When Kumalo receives a letter from Johannesburg, the narrator describes all the people Kumalo knows who are in Johannesburg. They are all family members, but Kumalo has not heard from them in years. As the narrator explains several times, people leave for Johannesburg and never come back. However, Kumalo begins his journey there to care for his younger sister, Gertrude. Even though she is twenty-five years younger than he and has not kept in touch, Kumalo feels a duty to his family to find her.
You have shamed us, he says in a low voice, not wishing to make it known to the world. A liquor seller, a prostitute, with a child and you do not know where it is? Your brother a priest. How could you do this to us?
When Kumalo finds his sister, Gertrude, he discovers the life she has been living and reprimands her, saying that she has brought shame to their family. Gertrude lives far away from Kumalo, and they are not close, yet he still feels that their entire family will be blamed for her actions. His reaction here shows the strength of family ties in this world, even when family members are not particularly close physically or emotionally.

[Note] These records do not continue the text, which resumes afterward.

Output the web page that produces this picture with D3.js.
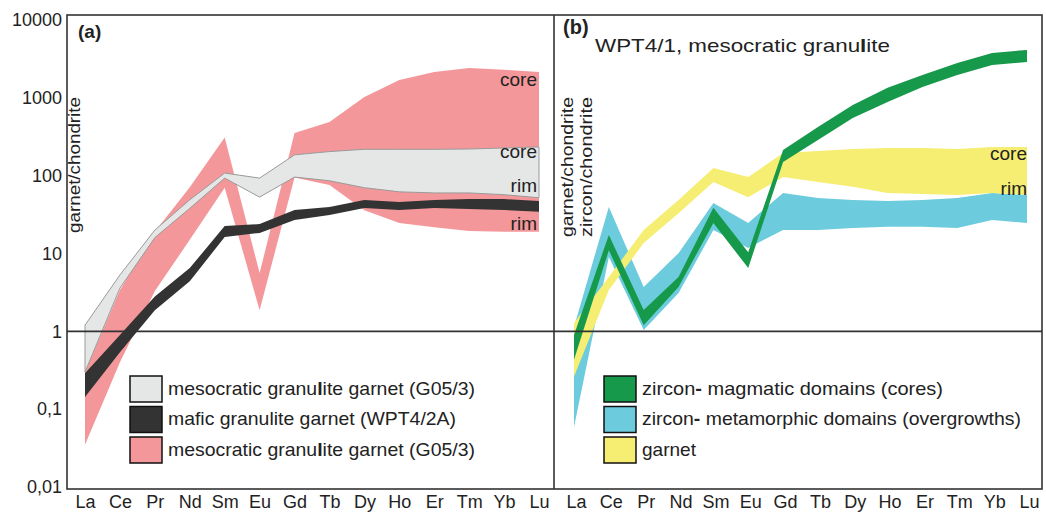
<!DOCTYPE html>
<html><head><meta charset="utf-8">
<script src="https://cdn.jsdelivr.net/npm/d3@7"></script>
<style>
body{margin:0;background:#fff}
svg{display:block}
text{font-family:"Liberation Sans",Arial,Helvetica,sans-serif;fill:#222}
</style></head>
<body><svg id="c" width="1046" height="516"></svg>
<script>
// ---------- data ----------
const elements = ["La","Ce","Pr","Nd","Sm","Eu","Gd","Tb","Dy","Ho","Er","Tm","Yb","Lu"];
const yTicks = [0.01, 0.1, 1, 10, 100, 1000, 10000];
const yTickLabels = ["0,01", "0,1", "1", "10", "100", "1000", "10000"];

// panel (a)
const g053GreyHigh = [1.2, 5.3, 20, 49, 108, 93, 185, 204, 218, 218, 218, 220, 227, 234];
const g053GreyLow  = [0.3, 3.6, 16, 38, 93, 53, 96, 86, 70, 62, 60, 60, 57, 52];
const wpt42aHigh   = [0.29, 0.90, 2.8, 6.5, 22.5, 23.9, 36.3, 39.7, 48.7, 45.9, 48.7, 50, 50, 47.4];
const wpt42aLow    = [0.143, 0.54, 1.87, 4.4, 16.3, 18.4, 27, 31.2, 38.5, 36.3, 38.5, 37.3, 36.3, 34.3];
const g053PinkHigh = [0.3, 3.4, 19, 71, 310, 5.6, 354, 490, 1026, 1700, 2150, 2420, 2290, 2150];
const g053PinkLow  = [0.035, 0.4, 3.3, 15, 70, 1.87, 95, 76, 36, 24.7, 21.8, 19.5, 19, 19];

// panel (b)
const zrnCoreHigh = [0.9, 17.3, 1.88, 5.0, 38.6, 10.4, 214, 423, 811, 1343, 1970, 2810, 3780, 4130];
const zrnCoreLow  = [0.43, 11, 1.2, 3.7, 24.7, 6.5, 150, 288, 552, 887, 1380, 1970, 2650, 2890];
const zrnRimHigh  = [1.14, 39.6, 3.7, 10.1, 44.6, 24.7, 60, 51.7, 48.8, 47.3, 48.8, 51.7, 60, 56.5];
const zrnRimLow   = [0.059, 9, 1.04, 3.1, 20, 11.8, 20, 20, 21.3, 22, 22, 21.3, 27, 24.7];
const grtHigh     = [1.28, 5.0, 20, 48.8, 125, 96, 195, 208, 220, 227, 227, 220, 234, 234];
const grtLow      = [0.26, 3.4, 13.6, 33, 83, 53, 96, 83, 72, 60, 58, 56.5, 60, 56.5];

// text segments: [text, bold?]
const legendA = [
  [["mesocratic granu", 0], ["l", 1], ["ite garnet (G05/3)", 0]],
  [["mafic granulite garnet (WPT4/2A)", 0]],
  [["mesocratic granu", 0], ["l", 1], ["ite garnet (G05/3)", 0]]
];
const legendB = [
  [["zircon", 0], ["-", 1], [" magmatic domains (cores)", 0]],
  [["zircon", 0], ["-", 1], [" metamorphic domains (overgrowths)", 0]],
  [["garnet", 0]]
];
const titleB = [["WPT4/1, mesocratic granu", 0], ["l", 1], ["ite", 0]];

// ---------- styles ----------
const C = {grey:"#e5e6e6", greyStroke:"#9a9a9a", black:"#333333", pink:"#f4979a",
           green:"#16994a", cyan:"#6ccbdc", yellow:"#f6ee72", frame:"#333"};

const svg = d3.select("#c");
const y = d3.scaleLog().domain([0.01, 10000]).range([487, 20]);
const xA = d3.scalePoint().domain(elements).range([85, 539]);
const xB = d3.scalePoint().domain(elements).range([574, 1027]);

function band(x, hi, lo, fill, stroke) {
  const data = elements.map((e, i) => ({e, hi: hi[i], lo: lo[i]}));
  const area = d3.area().x(d => x(d.e)).y0(d => y(d.lo)).y1(d => y(d.hi));
  svg.append("path").datum(data).attr("d", area)
    .attr("fill", fill).attr("stroke", stroke || "none").attr("stroke-width", stroke ? 1 : 0)
    .attr("stroke-linejoin", "round");
}

// panel (a)
band(xA, g053PinkHigh, g053PinkLow, C.pink);
band(xA, g053GreyHigh, g053GreyLow, C.grey, C.greyStroke);
band(xA, wpt42aHigh, wpt42aLow, C.black);
// panel (b)
band(xB, zrnRimHigh, zrnRimLow, C.cyan);
band(xB, grtHigh, grtLow, C.yellow);
band(xB, zrnCoreHigh, zrnCoreLow, C.green);

// frame & reference lines
svg.append("rect").attr("x", 67).attr("y", 15).attr("width", 975).attr("height", 474)
  .attr("fill", "none").attr("stroke", C.frame).attr("stroke-width", 1.6);
svg.append("line").attr("x1", 554).attr("x2", 554).attr("y1", 15).attr("y2", 489)
  .attr("stroke", C.frame).attr("stroke-width", 1.6);
svg.append("line").attr("x1", 67).attr("x2", 1042).attr("y1", y(1)).attr("y2", y(1))
  .attr("stroke", C.frame).attr("stroke-width", 1.6);

// axes
const yAx = svg.append("g").attr("transform", "translate(67,0)")
  .call(d3.axisLeft(y).tickValues(yTicks).tickFormat((d, i) => yTickLabels[i]).tickSize(0).tickPadding(5));
const xAxA = svg.append("g").attr("transform", "translate(0,489)")
  .call(d3.axisBottom(xA).tickSize(0).tickPadding(6));
const xAxB = svg.append("g").attr("transform", "translate(2,489)")
  .call(d3.axisBottom(xB).tickSize(0).tickPadding(6));
[yAx, xAxA, xAxB].forEach(g => {
  g.select(".domain").remove();
  g.attr("font-family", null).attr("font-size", null);
  g.selectAll("text").attr("font-size", 18).attr("fill", "#222");
});

// axis titles
svg.append("text").attr("transform", "translate(80,233) rotate(-90)")
  .attr("font-size", 16).attr("textLength", 136).attr("lengthAdjust", "spacingAndGlyphs")
  .text("garnet/chondrite");
svg.append("text").attr("transform", "translate(573,237) rotate(-90)")
  .attr("font-size", 16).attr("textLength", 140).attr("lengthAdjust", "spacingAndGlyphs")
  .text("garnet/chondrite");
svg.append("text").attr("transform", "translate(592,237) rotate(-90)")
  .attr("font-size", 16).attr("textLength", 140).attr("lengthAdjust", "spacingAndGlyphs")
  .text("zircon/chondrite");

function richText(x0, y0, size, len, segs) {
  const t = svg.append("text").attr("x", x0).attr("y", y0).attr("font-size", size)
    .attr("textLength", len).attr("lengthAdjust", "spacingAndGlyphs");
  segs.forEach(([s, b]) => t.append("tspan").attr("font-weight", b ? 900 : null).text(s));
  return t;
}

// panel letters and title
svg.append("text").attr("x", 78).attr("y", 38).attr("font-size", 19).attr("font-weight", "bold").text("(a)");
svg.append("text").attr("x", 563).attr("y", 34).attr("font-size", 20).attr("font-weight", "bold").text("(b)");
richText(595, 52, 19, 295, titleB);

// core / rim labels
const labA = [["core", 86], ["core", 158], ["rim", 192], ["rim", 230]];
labA.forEach(([t, yy]) => svg.append("text").attr("x", 537).attr("y", yy).attr("text-anchor", "end").attr("font-size", 19).text(t));
const labB = [["core", 160], ["rim", 195]];
labB.forEach(([t, yy]) => svg.append("text").attr("x", 1027).attr("y", yy).attr("text-anchor", "end").attr("font-size", 19).text(t));

// legends
function legend(x0, labels, fills, widths) {
  labels.forEach((segs, i) => {
    const yy = 376 + i * 30.5;
    svg.append("rect").attr("x", x0).attr("y", yy).attr("width", 32).attr("height", 26)
      .attr("fill", fills[i]).attr("stroke", "#111").attr("stroke-width", 1.5);
    richText(x0 + 38, yy + 18.5, 19, widths[i], segs);
  });
}
legend(130, legendA, [C.grey, C.black, C.pink], [307, 288, 307]);
legend(604, legendB, [C.green, C.cyan, C.yellow], [301, 379, 54]);
</script>
</body></html>
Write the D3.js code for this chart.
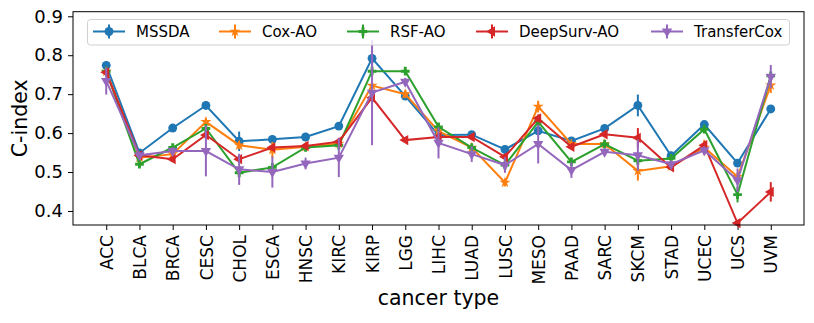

Yet where had they failed? What had they done, or left undone, that their son had become a thief, moving like a vagabond from place to place, living with a girl who was herself no more than a child, father of a child who would have had no name?
After Kumalo learns of Absalom’s crimes and the fact that he has impregnated a girl who is not his wife, Kumalo laments the situation and wonders what he and his wife could have done differently to turn Absalom into a more righteous person. As with Gertrude, Kumalo feels that his family member’s actions, and the consequences of those actions, are his responsibility. However, because Absalom is his son, Kumalo feels regret instead of the shame and anger he directed at Gertrude.